> **Exercise details**
Identify the lines that contain the string "diagram" and copy all of them.

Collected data
---+---

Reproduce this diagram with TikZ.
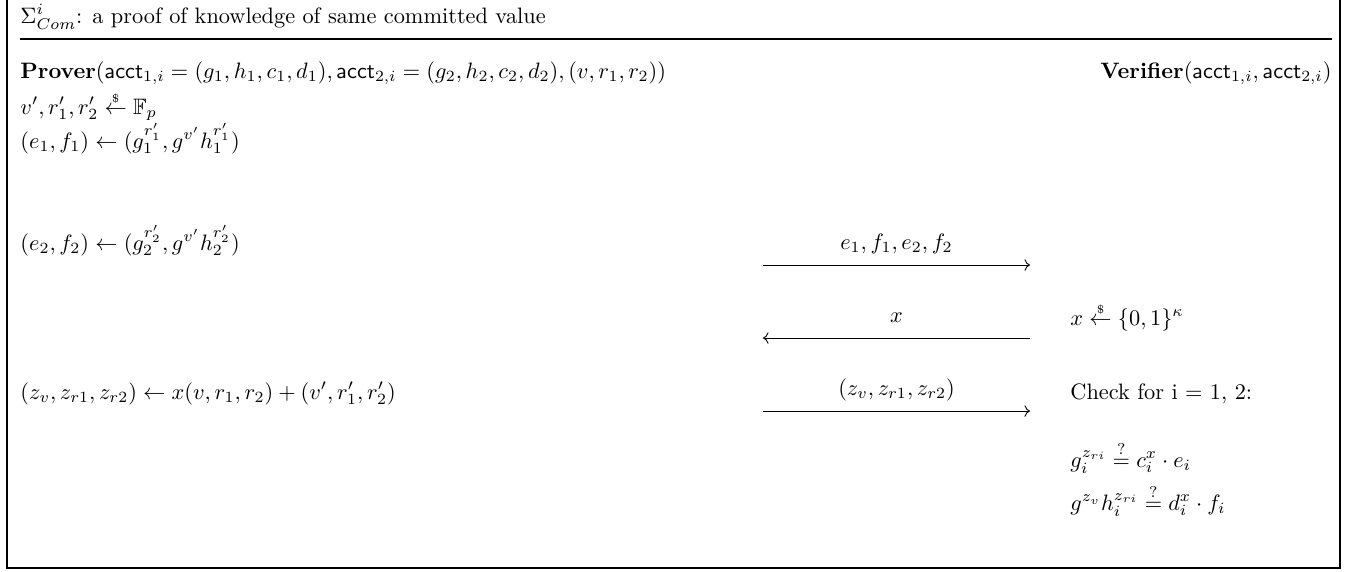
\documentclass[tikz,border=0pt]{standalone}
\usepackage{amsmath,amssymb}
\usepackage{tikz}
\usetikzlibrary{arrows.meta,positioning,calc}

\newcommand{\smp}{\mathrel{\overset{\raisebox{-.6ex}{\tiny\$}}{\leftarrow}}}

\begin{document}
\begin{tikzpicture}[x=0.01575cm, y=-0.01575cm, >=To,
    line/.style={anchor=base west, inner sep=0pt},
    msg/.style={->, line width=0.4pt},
    msglabel/.style={midway, anchor=base, inner sep=0pt, yshift=7pt}]
    \useasboundingbox (0,0) rectangle (1364,571);
    \draw[line width=0.6pt] (7,0) -- (7,568) -- (1340,568) -- (1340,0);
    \node[line] (title) at (20,23) {$\Sigma^i_{Com}$: a proof of knowledge of same committed value};
    \draw[line width=0.8pt] (20,39) -- (1332,39);
    \node[line] (prover) at (20,78) {\textbf{Prover}$(\mathsf{acct}_{1,i} = (g_1,h_1,c_1,d_1), \mathsf{acct}_{2,i} = (g_2,h_2,c_2,d_2), (v,r_1,r_2))$};
    \node[anchor=base east, inner sep=0pt] (verifier) at (1332,78) {\textbf{Verifier}$(\mathsf{acct}_{1,i}, \mathsf{acct}_{2,i})$};
    \node[line] (samp) at (20,114) {$v', r_1', r_2' \smp \mathbb{F}_p$};
    \node[line] (com1) at (20,148) {$(e_1,f_1) \leftarrow (g_1^{r_1'}, g^{v'} h_1^{r_1'})$};
    \node[line] (com2) at (20,250) {$(e_2,f_2) \leftarrow (g_2^{r_2'}, g^{v'} h_2^{r_2'})$};
    \node[line] (resp) at (20,399) {$(z_v, z_{r1}, z_{r2}) \leftarrow x(v,r_1,r_2) + (v', r_1', r_2')$};
    \node[line] (chal) at (1070,325) {$x \smp \{0,1\}^\kappa$};
    \node[line] (check) at (1070,399) {Check for i = 1, 2:};
    \node[line] (chk1) at (1070,467) {$g_i^{z_{ri}} \stackrel{?}{=} c_i^x \cdot e_i$};
    \node[line] (chk2) at (1070,510) {$g^{z_v} h_i^{z_{ri}} \stackrel{?}{=} d_i^x \cdot f_i$};
    \coordinate (p1) at (763,265);
    \coordinate (v1) at (1030,265);
    \coordinate (p2) at (763,338);
    \coordinate (v2) at (1030,338);
    \coordinate (p3) at (763,411);
    \coordinate (v3) at (1030,411);
    \draw[msg] (p1) -- node[msglabel] {$e_1, f_1, e_2, f_2$} (v1);
    \draw[msg] (v2) -- node[msglabel] {$x$} (p2);
    \draw[msg] (p3) -- node[msglabel] {$(z_v, z_{r1}, z_{r2})$} (v3);
\end{tikzpicture}
\end{document}
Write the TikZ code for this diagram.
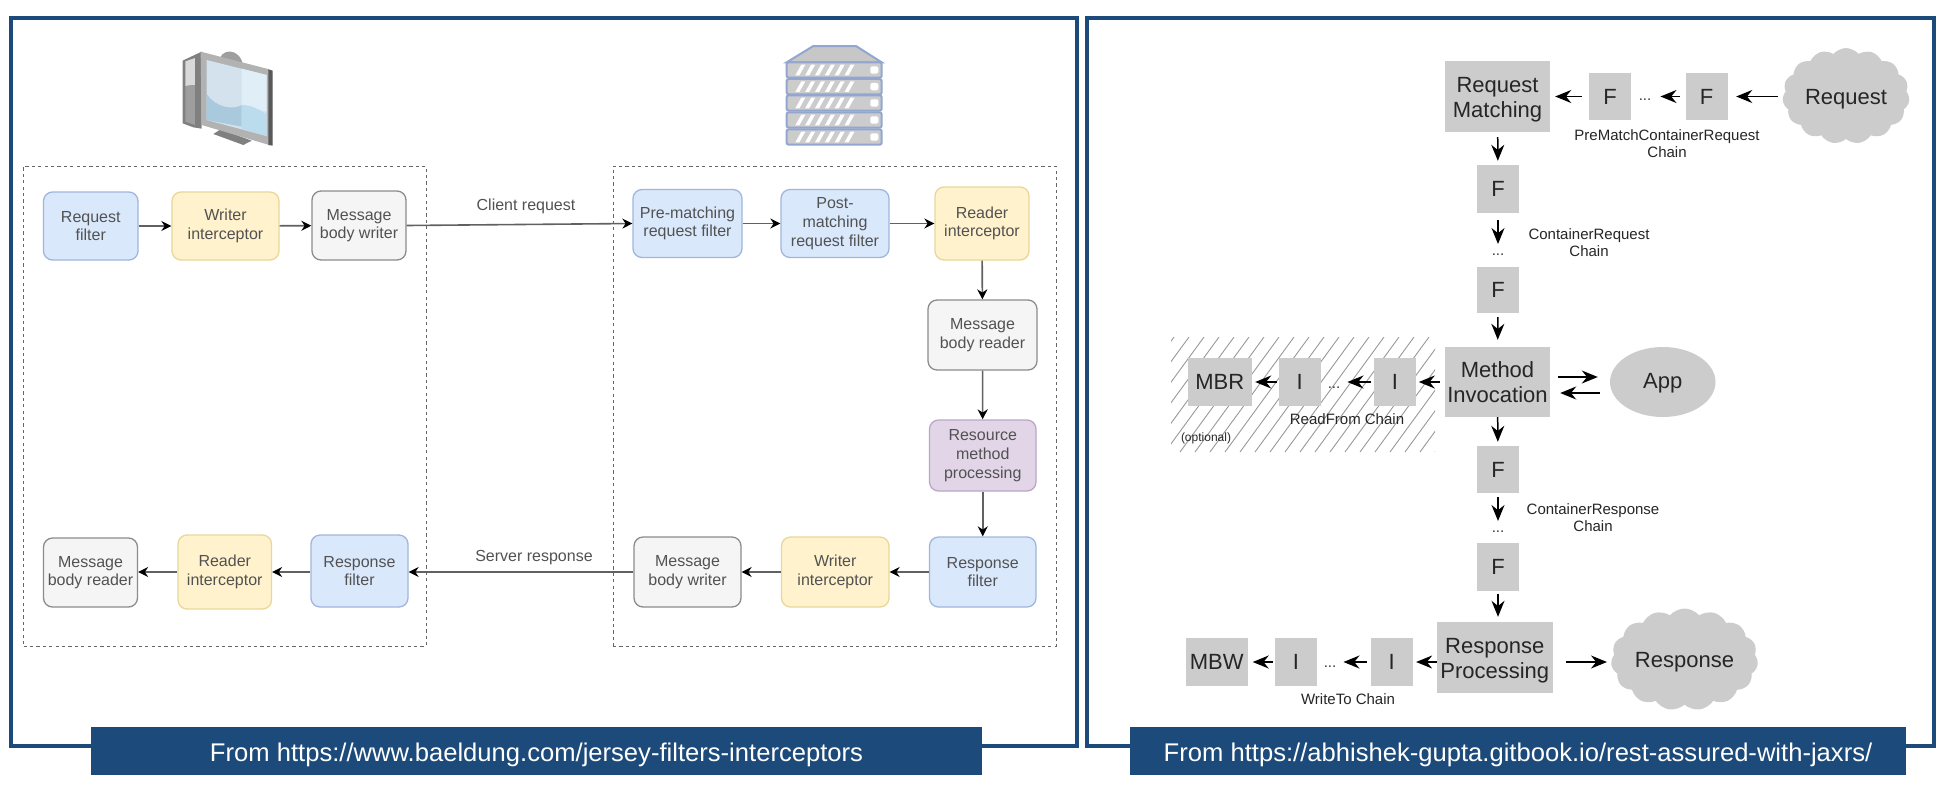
\documentclass[tikz,border=0pt]{standalone}
\usepackage{fontspec}
\setmainfont{Liberation Sans}
\usetikzlibrary{arrows.meta,shapes.symbols,shapes.geometric}
\definecolor{navy}{HTML}{1C4A7A}
\definecolor{gbox}{HTML}{CCCCCC}
\definecolor{colorbluedraw}{HTML}{A0B6DC}
\definecolor{colorbluefill}{HTML}{DAE8FC}
\definecolor{coloryellowdraw}{HTML}{E9D79A}
\definecolor{coloryellowfill}{HTML}{FFF2CC}
\definecolor{colorpurpledraw}{HTML}{BBA6CB}
\definecolor{colorpurplefill}{HTML}{E1D5E7}
\definecolor{colorscreenA}{HTML}{D3E2EC}
\definecolor{colorscreenB}{HTML}{E0EEF7}
\definecolor{colorscreenC}{HTML}{A9C9DC}
\definecolor{colorscreenD}{HTML}{BBDCEC}
\definecolor{colorsrv}{HTML}{93A6CF}
\newcommand{\lowertext}{\rule{0pt}{21pt}}
\tikzset{
  frame/.style={draw=navy,line width=4pt,inner sep=0pt,fill=white},
  banner/.style={fill=navy,text=white,inner sep=0pt,minimum width=#1,minimum height=48pt,font=\fontsize{25.6}{28}\selectfont},
  zone/.style={draw=black!60,line width=1pt,dash pattern=on 3.2pt off 3.2pt,inner sep=0pt},
  flow/.style={rounded corners=9pt,inner sep=0pt,align=center,text=black!68,line width=1.3pt,font=\fontsize{16}{18.7}\selectfont},
  bluebox/.style={flow,draw=colorbluedraw,fill=colorbluefill},
  yellowbox/.style={flow,draw=coloryellowdraw,fill=coloryellowfill},
  greybox/.style={flow,draw=black!45,fill=black!4},
  purplebox/.style={flow,draw=colorpurpledraw,fill=colorpurplefill},
  lab/.style={text=black!68,inner sep=0pt,font=\fontsize{16}{19}\selectfont},
  flowarr/.style={draw=black!62,line width=1.6pt,-{Stealth[length=10pt,width=10pt,black]}},
  gnode/.style={fill=gbox,inner sep=0pt,align=center,text=black!85,font=\fontsize{22}{25}\selectfont},
  gcloud/.style={cloud,cloud puffs=15,cloud puff arc=100,fill=gbox,inner sep=0pt,text=black!85,font=\fontsize{22}{25}\selectfont},
  glab/.style={inner sep=0pt,align=center,text=black!85,font=\fontsize{15}{17}\selectfont},
  gdots/.style={inner sep=0pt,text=black!80,font=\fontsize{15}{17}\selectfont},
  garr/.style={draw=black,line width=1.5pt,-{Stealth[length=16pt,width=13pt]}},
}
\begin{document}
\begin{tikzpicture}[x=1pt,y=-1pt]
\useasboundingbox (0,0) rectangle (1954,796);
\fill[white] (0,0) rectangle (1954,796);
% frames
\node[frame,minimum width=1066pt,minimum height=727.5pt] (frameL) at (544,381.75) {};
\node[frame,minimum width=847pt,minimum height=727.5pt] (frameR) at (1510.5,381.75) {};
\node[banner=891pt] (banL) at (536.5,751) {\rule{0pt}{27pt}From https://www.baeldung.com/jersey-filters-interceptors};
\node[banner=776pt] (banR) at (1518,751) {\rule{0pt}{27pt}From https://abhishek-gupta.gitbook.io/rest-assured-with-jaxrs/};
% computer icon
\begin{scope}[shift={(160,30)},x=0.3333pt,y=-0.3333pt]
  \fill[black!38] (176,100) .. controls (178,52) and (242,50) .. (250,110) -- cycle;
  \fill[black!50] (68,92) -- (125,65) -- (125,296) -- (100,292) -- (68,280) -- cycle;
  \fill[black!15] (76,94) -- (105,84) -- (105,165) -- (76,168) -- cycle;
  \fill[black!38] (76,168) -- (105,165) -- (105,285) -- (76,275) -- cycle;
  \fill[black!50] (160,312) -- (182,298) -- (275,332) -- (250,345) -- cycle;
  \fill[black!30] (122,65) -- (328,118) -- (328,345) -- (125,285) -- cycle;
  \fill[black!65] (325,118) -- (338,122) -- (338,347) -- (325,345) -- cycle;
  \fill[colorscreenA] (140,90) -- (320,135) -- (320,318) -- (140,270) -- cycle;
  \fill[colorscreenB] (245,116) -- (320,135) -- (320,245) -- (245,225) -- cycle;
  \fill[colorscreenC] (140,192) .. controls (170,235) and (220,240) .. (245,225) -- (245,290) -- (140,270) -- cycle;
  \fill[colorscreenD] (245,225) .. controls (275,225) and (300,240) .. (320,255) -- (320,318) -- (245,298) -- cycle;
\end{scope}
% server icon
\begin{scope}[shift={(770,30)},x=0.3333pt,y=-0.3333pt]
  \draw[draw=colorsrv,fill=black!22,line width=2pt] (50,97) -- (130,48) -- (258,48) -- (335,97) -- cycle;
  \foreach \yc in {120,170,219,270,321}{
    \draw[draw=colorsrv,fill=black!20,line width=2pt,rounded corners=2pt] (50,\yc-23) rectangle (335,\yc+23);
    \foreach \i in {0,...,5}{
      \fill[white] (76+29.5*\i,\yc+16) -- (88+29.5*\i,\yc+16) -- (106+29.5*\i,\yc-16) -- (94+29.5*\i,\yc-16) -- cycle;
    }
    \fill[white,rounded corners=1.5pt] (301,\yc-11) rectangle (325,\yc+11);
  }
\end{scope}
% dashed zones
\node[zone,minimum width=402.5pt,minimum height=480pt] (zoneL) at (224.75,406) {};
\node[zone,minimum width=443pt,minimum height=480pt] (zoneR) at (834.5,406) {};
% left diagram nodes
\node[bluebox,minimum width=94.5pt,minimum height=68pt] (rf) at (90.75,226) {Request\\filter};
\node[yellowbox,minimum width=107pt,minimum height=68pt] (wi) at (225.5,226) {Writer\\interceptor};
\node[greybox,minimum width=94pt,minimum height=69pt] (mw) at (359,225.5) {Message\\body writer};
\node[bluebox,minimum width=109pt,minimum height=68pt] (pre) at (687.5,223.5) {Pre-matching\\request filter};
\node[bluebox,minimum width=108pt,minimum height=68pt] (post) at (835,223.5) {Post-\\matching\\request filter};
\node[yellowbox,minimum width=94pt,minimum height=73pt] (ri) at (982,223.5) {Reader\\interceptor};
\node[greybox,minimum width=109pt,minimum height=70pt] (mr) at (982.5,335) {Message\\body reader};
\node[purplebox,minimum width=106.5pt,minimum height=71pt] (res) at (982.75,455.5) {Resource\\method\\processing};
\node[bluebox,minimum width=106.5pt,minimum height=70pt] (srf) at (982.75,572) {Response\\filter};
\node[yellowbox,minimum width=107.5pt,minimum height=70pt] (swi) at (835.25,572) {Writer\\interceptor};
\node[greybox,minimum width=107pt,minimum height=70pt] (smw) at (687.5,572) {Message\\body writer};
\node[bluebox,minimum width=97pt,minimum height=72pt] (crf) at (359.5,571) {Response\\filter};
\node[yellowbox,minimum width=93.5pt,minimum height=74pt] (cri) at (224.75,572) {Reader\\interceptor};
\node[greybox,minimum width=94pt,minimum height=69pt] (cmr) at (90.5,572.5) {Message\\body reader};
\node[lab] (lc) at (526,206) {Client request};
\node[lab] (ls) at (534,558) {Server response};
% left connectors
\draw[flowarr] (rf) -- (wi);
\draw[flowarr] (wi) -- (mw);
\draw[flowarr] (mw.east) -- (pre.west);
\draw[flowarr] (pre) -- (post);
\draw[flowarr] (post) -- (ri);
\draw[flowarr] (ri) -- (mr);
\draw[flowarr] (mr) -- (res);
\draw[flowarr] (res) -- (srf);
\draw[flowarr] (srf) -- (swi);
\draw[flowarr] (swi) -- (smw);
\draw[flowarr] (smw.west) -- (crf.east |- smw.west);
\draw[flowarr] (crf.west |- cri.east) -- (cri.east);
\draw[flowarr] (cri.west) -- (cmr.east |- cri.west);
% hatching
\begin{scope}
  \clip (1171,337) rectangle (1435,452);
  \foreach \hx in {1090,1105,...,1435}{
    \draw[black!40,line width=0.9pt] (\hx,452) -- (\hx+84,337);
  }
\end{scope}
% right diagram nodes
\node[gnode,minimum width=105pt,minimum height=71pt] (rm) at (1497.5,96.5) {\lowertext Request\\Matching};
\node[gnode,minimum width=42pt,minimum height=47pt] (f1) at (1610,96.5) {F};
\node[gnode,minimum width=42pt,minimum height=47pt] (f2) at (1706.5,96.5) {F};
\node[gcloud,minimum width=127pt,minimum height=95pt,aspect=1.34] (req) at (1846,96) {\lowertext Request};
\node[gdots] (d0) at (1645,100) {...};
\node[glab] (l1) at (1667,144) {PreMatchContainerRequest\\Chain};
\node[gnode,minimum width=42pt,minimum height=48pt] (f3) at (1498,189) {F};
\node[gdots] (d1) at (1498,255) {...};
\node[glab] (l2) at (1589,242.5) {ContainerRequest\\Chain};
\node[gnode,minimum width=42pt,minimum height=46pt] (f4) at (1498,290) {F};
\node[gnode,minimum width=105pt,minimum height=70pt] (mi) at (1497.5,382) {Method\\Invocation};
\node[gnode,minimum width=63.5pt,minimum height=48pt] (mbr) at (1219.75,382) {MBR};
\node[gnode,minimum width=41.5pt,minimum height=48pt] (i1) at (1299.75,382) {I};
\node[gnode,minimum width=42pt,minimum height=48pt] (i2) at (1395,382) {I};
\node[gdots] (d2) at (1334,388) {...};
\node[ellipse,fill=gbox,inner sep=0pt,minimum width=105.5pt,minimum height=70pt,text=black!85,font=\fontsize{22}{25}\selectfont] (app) at (1662.75,382) {\rule{0pt}{18pt}App};
\node[glab] (l3) at (1347,419) {ReadFrom Chain};
\node[glab,font=\fontsize{12}{14}\selectfont] (l4) at (1206,438) {(optional)};
\node[gnode,minimum width=42pt,minimum height=47pt] (f5) at (1498,469.5) {F};
\node[gdots] (d3) at (1498,532) {...};
\node[glab] (l5) at (1593,518) {ContainerResponse\\Chain};
\node[gnode,minimum width=42pt,minimum height=48pt] (f6) at (1498,567) {F};
\node[gnode,minimum width=115.5pt,minimum height=71pt] (rp) at (1494.75,657.5) {\lowertext Response\\Processing};
\node[gcloud,minimum width=147pt,minimum height=95pt,aspect=1.55] (resp) at (1684.5,659.5) {\lowertext Response};
\node[gnode,minimum width=62.5pt,minimum height=48pt] (mbw) at (1216.75,662) {MBW};
\node[gnode,minimum width=42pt,minimum height=48pt] (j1) at (1296,662) {I};
\node[gnode,minimum width=41.5pt,minimum height=48pt] (j2) at (1391.75,662) {I};
\node[gdots] (d4) at (1330,667) {...};
\node[glab] (l6) at (1348,699) {WriteTo Chain};
% right connectors
\draw[garr,shorten <=5pt,shorten >=8.5pt] (req.west |- f2.east) -- (f2.east);
\draw[garr,shorten <=5.5pt,shorten >=9pt] (f2.west) -- (d0.east |- f2.west);
\draw[garr,shorten <=7pt,shorten >=5pt] (f1) -- (rm);
\draw[garr,shorten <=5pt,shorten >=4pt] (rm) -- (f3);
\draw[garr,shorten <=7pt,shorten >=10pt] (f3) -- (d1);
\draw[garr,shorten <=4pt,shorten >=7pt] (f4) -- (mi);
\draw[garr,shorten <=0pt,shorten >=4pt] (mi) -- (f5);
\draw[garr,shorten <=4pt,shorten >=10pt] (f5) -- (d3);
\draw[garr,shorten <=3pt,shorten >=5pt] (f6) -- (rp.north -| f6.south);
\draw[garr,shorten <=5pt,shorten >=2.6pt] (mi) -- (i2);
\draw[garr,shorten <=3pt,shorten >=7pt] (i2.west) -- (d2.east |- i2.west);
\draw[garr,shorten <=2pt,shorten >=3.5pt] (i1) -- (mbr);
\draw[garr,shorten <=7.5pt,shorten >=12pt] ([yshift=5pt]mi.east) -- ([yshift=5pt]app.west);
\draw[garr,shorten <=10pt,shorten >=10pt] ([yshift=-11pt]app.west) -- ([yshift=-11pt]mi.east);
\draw[garr,shorten >=3.4pt] (rp.west |- j2.east) -- (j2.east);
\draw[garr,shorten <=4pt,shorten >=7pt] (j2.west) -- (d4.east |- j2.west);
\draw[garr,shorten <=2pt,shorten >=4.5pt] (j1) -- (mbw);
\draw[garr,shorten <=13.4pt,shorten >=4.5pt] (rp.east |- j2.east) -- (resp.west |- j2.east);
\end{tikzpicture}
\end{document}
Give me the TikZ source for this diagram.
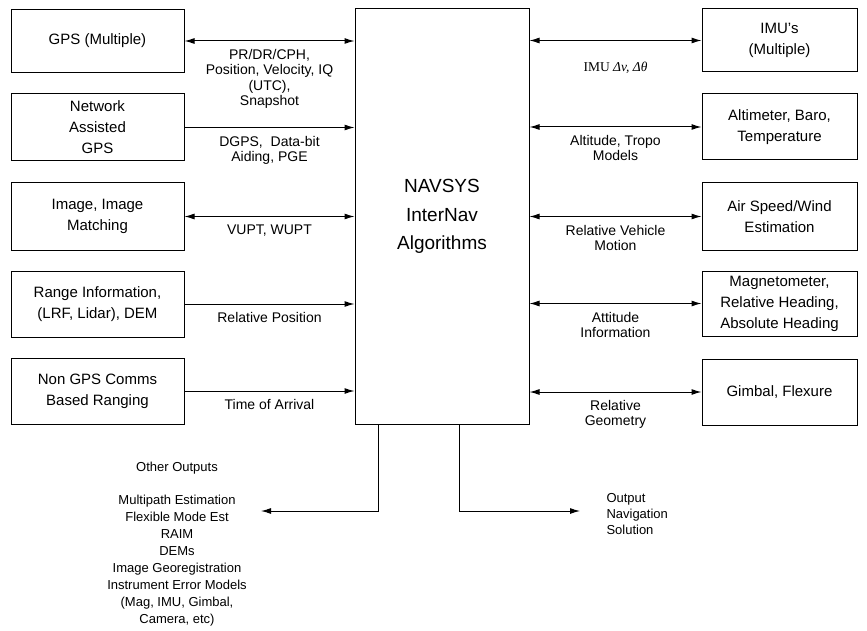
\documentclass[tikz,border=0pt]{standalone}
\usepackage{fontspec}
\setmainfont{Liberation Sans}
\newfontfamily\imufont{Liberation Serif}
\usetikzlibrary{arrows.meta}

\begin{document}
\begin{tikzpicture}[x=1pt, y=-1pt, >={Latex[length=10pt,width=6pt]}, line width=1pt,
  srcbox/.style={draw, minimum width=173pt, inner sep=2pt, align=center,
                 font=\fontsize{15}{21}\selectfont},
  sinkbox/.style={srcbox, minimum width=155pt},
  lbl/.style={below=6pt, align=center, inner sep=2pt, font=\fontsize{14}{15.2}\selectfont},
  note/.style={align=center, inner sep=0pt, font=\fontsize{13}{17}\selectfont}]

\useasboundingbox (0,0) rectangle (867,631);

% centre block
\node[draw, minimum width=174pt, minimum height=415pt, align=center,
      font=\fontsize{19}{28.5}\selectfont] (core) at (442,216.5)
  {NAVSYS\\InterNav\\Algorithms};

% sources on the left
\node[srcbox, minimum height=63pt] (gps)   at (97.5,41)    {GPS (Multiple)};
\node[srcbox, minimum height=67pt] (agps)  at (97.5,127.5) {Network\\Assisted\\GPS};
\node[srcbox, minimum height=67pt] (img)   at (97.5,216.5) {Image, Image\\Matching};
\node[srcbox, minimum height=66pt] (range) at (97.5,304)   {Range Information,\\(LRF, Lidar), DEM};
\node[srcbox, minimum height=66pt] (comms) at (97.5,391)   {Non GPS Comms\\Based Ranging};

% sensors on the right
\node[sinkbox, minimum height=63pt] (imu)  at (779.5,40.5)  {IMU's\\(Multiple)};
\node[sinkbox, minimum height=66pt] (baro) at (779.5,127)   {Altimeter, Baro,\\Temperature};
\node[sinkbox, minimum height=67pt] (air)  at (779.5,216.5) {Air Speed/Wind\\Estimation};
\node[sinkbox, minimum height=65pt] (mag)  at (779.5,303.5) {Magnetometer,\\Relative Heading,\\Absolute Heading};
\node[sinkbox, minimum height=66pt] (gimb) at (779.5,392)   {Gimbal, Flexure};

\draw[<->] (gps.east) -- (gps.east -| core.west)
  node[lbl, midway] (lgps) {PR/DR/CPH,\\Position, Velocity, IQ\\(UTC),\\Snapshot};
\draw[->] (agps.east) -- (agps.east -| core.west)
  node[lbl, midway] (lagps) {DGPS,\ \ Data-bit\\Aiding, PGE};
\draw[<->] (img.east) -- (img.east -| core.west)
  node[lbl, midway] (limg) {VUPT, WUPT};
\draw[->] (range.east) -- (range.east -| core.west)
  node[lbl, midway] (lrange) {Relative Position};
\draw[->] (comms.east) -- (comms.east -| core.west)
  node[lbl, midway] (lcomms) {Time of Arrival};

\draw[<->] (core.east |- imu.west) -- (imu.west)
  node[lbl, midway, below=13pt, font=\imufont\fontsize{13.5}{15.5}\selectfont] (limu) {IMU \textit{Δv, Δθ}};
\draw[<->] (core.east |- baro.west) -- (baro.west)
  node[lbl, midway] (lbaro) {Altitude, Tropo\\Models};
\draw[<->] (core.east |- air.west) -- (air.west)
  node[lbl, midway] (lair) {Relative Vehicle\\Motion};
\draw[<->] (core.east |- mag.west) -- (mag.west)
  node[lbl, midway] (lmag) {Attitude\\Information};
\draw[<->] (core.east |- gimb.west) -- (gimb.west)
  node[lbl, midway] (lgimb) {Relative\\Geometry};

% outputs
\coordinate (othend) at (261,511);
\coordinate (solend) at (580,511);
\draw[->] ([xshift=24pt]core.south west) |- (othend);
\draw[->] ([xshift=105pt]core.south west) |- (solend);

\node[note] (othtitle) at (177,468) {Other Outputs};
\node[note] (othlist) at (177,560.5) {Multipath Estimation\\Flexible Mode Est\\RAIM\\DEMs\\Image Georegistration\\Instrument Error Models\\(Mag, IMU, Gimbal,\\Camera, etc)};
\node[note, align=left, anchor=west, font=\fontsize{13}{16}\selectfont] (navsol) at (606,514) {Output\\Navigation\\Solution};

\end{tikzpicture}
\end{document}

---+---

> **Result for this exercise**
Reproduce this diagram with TikZ.
Write the TikZ code for this diagram.
% left diagram nodes
% right diagram nodes
Give me the TikZ source for this diagram.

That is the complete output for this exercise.